What’s more, the presence of third party candidates can create further distortion. Since the electoral votes go to the candidate who receives the most votes in a state (a plurality), and does not require that the candidate secure more than half the votes (a majority), a third party candidate might take votes away from someone who would win in a two-person contest and leave a candidate who received support from less than half the voters as the winner.

There’s another way that third parties can wreak havoc under the rules of the Electoral College.

In order to win the presidency, a candidate must secure a majority of the electors. That is, they must secure at least 270 electoral votes. In our closely divided country, if a third party candidate secures even just a handful of electors by winning a small state or a district in one of the two states that awards a few electors based on congressional district, we could end up with a contingent election.

A contingent election is even more undemocratic than the electoral college. Under the Twelfth amendment to the Constitution, if no candidate receives a majority of electoral votes (270 today), then the House of Representatives chooses the president from the top three electoral vote recipients. But here’s the catch: each state gets one vote. The winner is the candidate who receives at least 26 votes. It doesn’t matter how the vote was distributed within that state or what the popular vote was in the country.

Understanding electoral college mechanics helps us vote responsibly

As Tom Stoppard said: “It’s not the voting that’s democracy: it’s the counting.”

We all need to understand the potential impact of third parties and the mechanics of the Electoral College. Navigating the rules of the Electoral College is a bit like driving through Crawford Notch. The view is beautiful, but you need to pay attention to where you’re going.

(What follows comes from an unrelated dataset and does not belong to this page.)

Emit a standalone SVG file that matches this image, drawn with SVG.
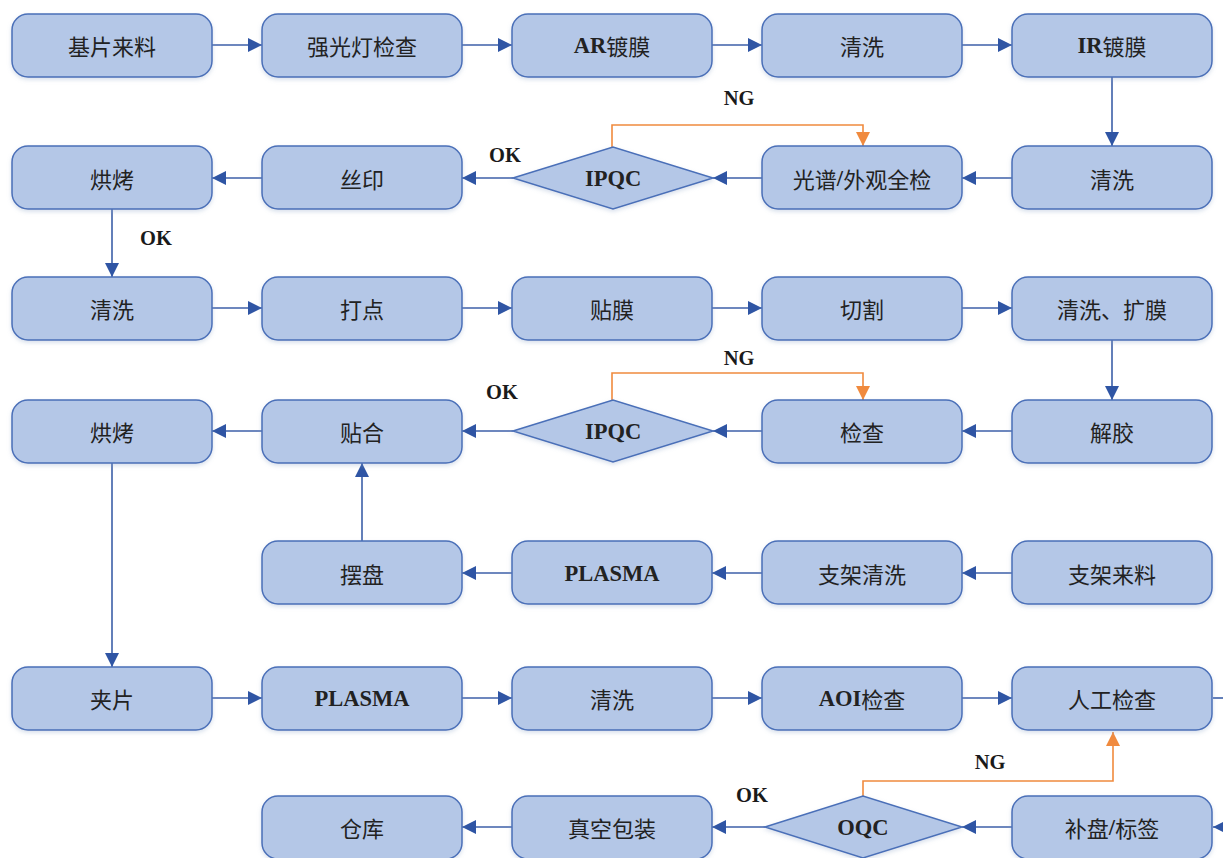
<svg xmlns="http://www.w3.org/2000/svg" width="1223" height="858" viewBox="0 0 1223 858">
<defs>
<style>
.n rect{fill:#b4c7e7;stroke:#4a6fb8;stroke-width:1.5;filter:url(#sh)}
.n polygon{fill:#b4c7e7;stroke:#4a6fb8;stroke-width:1.5;filter:url(#sh)}
.t{font-family:"Noto Sans CJK SC","Noto Sans",sans-serif;font-size:22px;fill:#222222;text-anchor:middle;dominant-baseline:central}
.l{font-family:"Liberation Serif",serif;font-weight:bold;font-size:22.5px}
.lab{font-family:"Liberation Serif",serif;font-weight:bold;font-size:20.5px;fill:#1a1a1a;text-anchor:middle;dominant-baseline:central}
.c path{fill:none;stroke:#3c5fa8;stroke-width:1.6;marker-end:url(#ab)}
.c path.o{stroke:#f08a3e;marker-end:url(#ao)}
</style>
<filter id="sh" x="-10%" y="-10%" width="120%" height="130%">
<feDropShadow dx="0" dy="2" stdDeviation="2" flood-color="#8fa4c8" flood-opacity="0.35"/>
</filter>
<marker id="ab" markerUnits="userSpaceOnUse" markerWidth="15" markerHeight="15" refX="14" refY="7.5" orient="auto">
<path d="M0,0.5 L14,7.5 L0,14.5 z" fill="#2f55a4"/>
</marker>
<marker id="ao" markerUnits="userSpaceOnUse" markerWidth="15" markerHeight="15" refX="14" refY="7.5" orient="auto">
<path d="M0,0.5 L14,7.5 L0,14.5 z" fill="#f08a3e"/>
</marker>
</defs>
<rect width="1223" height="858" fill="#ffffff"/>

<g class="c" id="connectors">
<path d="M212,45 H262"/>
<path d="M462,45 H512"/>
<path d="M712,45 H762"/>
<path d="M962,45 H1012"/>
<path d="M1112,77 V146"/>
<path d="M1012,178 H962"/>
<path d="M762,178 H713"/>
<path d="M513,178 H462"/>
<path d="M262,178 H212"/>
<path class="o" d="M612,147 V125 H863 V146"/>
<path d="M112,209 V277"/>
<path d="M212,308 H262"/>
<path d="M462,308 H512"/>
<path d="M712,308 H762"/>
<path d="M962,308 H1012"/>
<path d="M1112,340 V400"/>
<path d="M1012,431 H962"/>
<path d="M762,431 H713"/>
<path d="M513,431 H462"/>
<path d="M262,431 H212"/>
<path class="o" d="M612,400 V373 H863 V400"/>
<path d="M362,541 V463"/>
<path d="M1012,573 H962"/>
<path d="M762,573 H712"/>
<path d="M512,573 H462"/>
<path d="M112,463 V667"/>
<path d="M212,698 H262"/>
<path d="M462,698 H512"/>
<path d="M712,698 H762"/>
<path d="M962,698 H1012"/>
<path d="M1213,698 H1223" style="marker-end:none"/>
<path d="M1228,827 H1213"/>
<path d="M1012,827 H962"/>
<path d="M765,827 H712"/>
<path d="M512,827 H462"/>
<path class="o" d="M863,796 V781 H1113 V732"/>
</g>

<g class="lab-g">
<text class="lab" x="739" y="98">NG</text>
<text class="lab" x="505" y="155">OK</text>
<text class="lab" x="156" y="238">OK</text>
<text class="lab" x="739" y="358">NG</text>
<text class="lab" x="502" y="392">OK</text>
<text class="lab" x="990" y="762">NG</text>
<text class="lab" x="752" y="795">OK</text>
</g>

<g class="n" id="n1"><rect x="12" y="14" width="200" height="63" rx="16"/><text class="t" x="112" y="45">基片来料</text></g>
<g class="n" id="n2"><rect x="262" y="14" width="200" height="63" rx="16"/><text class="t" x="362" y="45">强光灯检查</text></g>
<g class="n" id="n3"><rect x="512" y="14" width="200" height="63" rx="16"/><text class="t" x="612" y="45"><tspan class="l">AR</tspan>镀膜</text></g>
<g class="n" id="n4"><rect x="762" y="14" width="200" height="63" rx="16"/><text class="t" x="862" y="45">清洗</text></g>
<g class="n" id="n5"><rect x="1012" y="14" width="200" height="63" rx="16"/><text class="t" x="1112" y="45"><tspan class="l">IR</tspan>镀膜</text></g>

<g class="n" id="n6"><rect x="12" y="146" width="200" height="63" rx="16"/><text class="t" x="112" y="178">烘烤</text></g>
<g class="n" id="n7"><rect x="262" y="146" width="200" height="63" rx="16"/><text class="t" x="362" y="178">丝印</text></g>
<g class="n" id="d1"><polygon points="513,178 613,147 713,178 613,209"/><text class="t l" x="613" y="178">IPQC</text></g>
<g class="n" id="n8"><rect x="762" y="146" width="200" height="63" rx="16"/><text class="t" x="862" y="178">光谱<tspan class="l" font-weight="normal">/</tspan>外观全检</text></g>
<g class="n" id="n9"><rect x="1012" y="146" width="200" height="63" rx="16"/><text class="t" x="1112" y="178">清洗</text></g>

<g class="n" id="n10"><rect x="12" y="277" width="200" height="63" rx="16"/><text class="t" x="112" y="308">清洗</text></g>
<g class="n" id="n11"><rect x="262" y="277" width="200" height="63" rx="16"/><text class="t" x="362" y="308">打点</text></g>
<g class="n" id="n12"><rect x="512" y="277" width="200" height="63" rx="16"/><text class="t" x="612" y="308">贴膜</text></g>
<g class="n" id="n13"><rect x="762" y="277" width="200" height="63" rx="16"/><text class="t" x="862" y="308">切割</text></g>
<g class="n" id="n14"><rect x="1012" y="277" width="200" height="63" rx="16"/><text class="t" x="1112" y="308">清洗、扩膜</text></g>

<g class="n" id="n15"><rect x="12" y="400" width="200" height="63" rx="16"/><text class="t" x="112" y="431">烘烤</text></g>
<g class="n" id="n16"><rect x="262" y="400" width="200" height="63" rx="16"/><text class="t" x="362" y="431">贴合</text></g>
<g class="n" id="d2"><polygon points="513,431 613,400 713,431 613,462"/><text class="t l" x="613" y="431">IPQC</text></g>
<g class="n" id="n17"><rect x="762" y="400" width="200" height="63" rx="16"/><text class="t" x="862" y="431">检查</text></g>
<g class="n" id="n18"><rect x="1012" y="400" width="200" height="63" rx="16"/><text class="t" x="1112" y="431">解胶</text></g>

<g class="n" id="n19"><rect x="262" y="541" width="200" height="63" rx="16"/><text class="t" x="362" y="573">摆盘</text></g>
<g class="n" id="n20"><rect x="512" y="541" width="200" height="63" rx="16"/><text class="t l" x="612" y="573">PLASMA</text></g>
<g class="n" id="n21"><rect x="762" y="541" width="200" height="63" rx="16"/><text class="t" x="862" y="573">支架清洗</text></g>
<g class="n" id="n22"><rect x="1012" y="541" width="200" height="63" rx="16"/><text class="t" x="1112" y="573">支架来料</text></g>

<g class="n" id="n23"><rect x="12" y="667" width="200" height="63" rx="16"/><text class="t" x="112" y="698">夹片</text></g>
<g class="n" id="n24"><rect x="262" y="667" width="200" height="63" rx="16"/><text class="t l" x="362" y="698">PLASMA</text></g>
<g class="n" id="n25"><rect x="512" y="667" width="200" height="63" rx="16"/><text class="t" x="612" y="698">清洗</text></g>
<g class="n" id="n26"><rect x="762" y="667" width="200" height="63" rx="16"/><text class="t" x="862" y="698"><tspan class="l">AOI</tspan>检查</text></g>
<g class="n" id="n27"><rect x="1012" y="667" width="200" height="63" rx="16"/><text class="t" x="1112" y="698">人工检查</text></g>

<g class="n" id="n28"><rect x="262" y="796" width="200" height="63" rx="16"/><text class="t" x="362" y="827">仓库</text></g>
<g class="n" id="n29"><rect x="512" y="796" width="200" height="63" rx="16"/><text class="t" x="612" y="827">真空包装</text></g>
<g class="n" id="d3"><polygon points="765,827 863,796 962,827 863,858"/><text class="t l" x="863" y="827">OQC</text></g>
<g class="n" id="n30"><rect x="1012" y="796" width="200" height="63" rx="16"/><text class="t" x="1112" y="827">补盘<tspan class="l" font-weight="normal">/</tspan>标签</text></g>
</svg>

It may feel good in the moment to cast a protest vote, but in our closely divided electorate, it can have far-reaching consequences. If third party candidates secure enough votes to alter the outcome in a state or even secure a few electoral votes, we may end up ceding the power to choose the president to the House of Representative. And they won’t be bound by any obligation to select the person who won a plurality of electors or the majority of the national popular vote.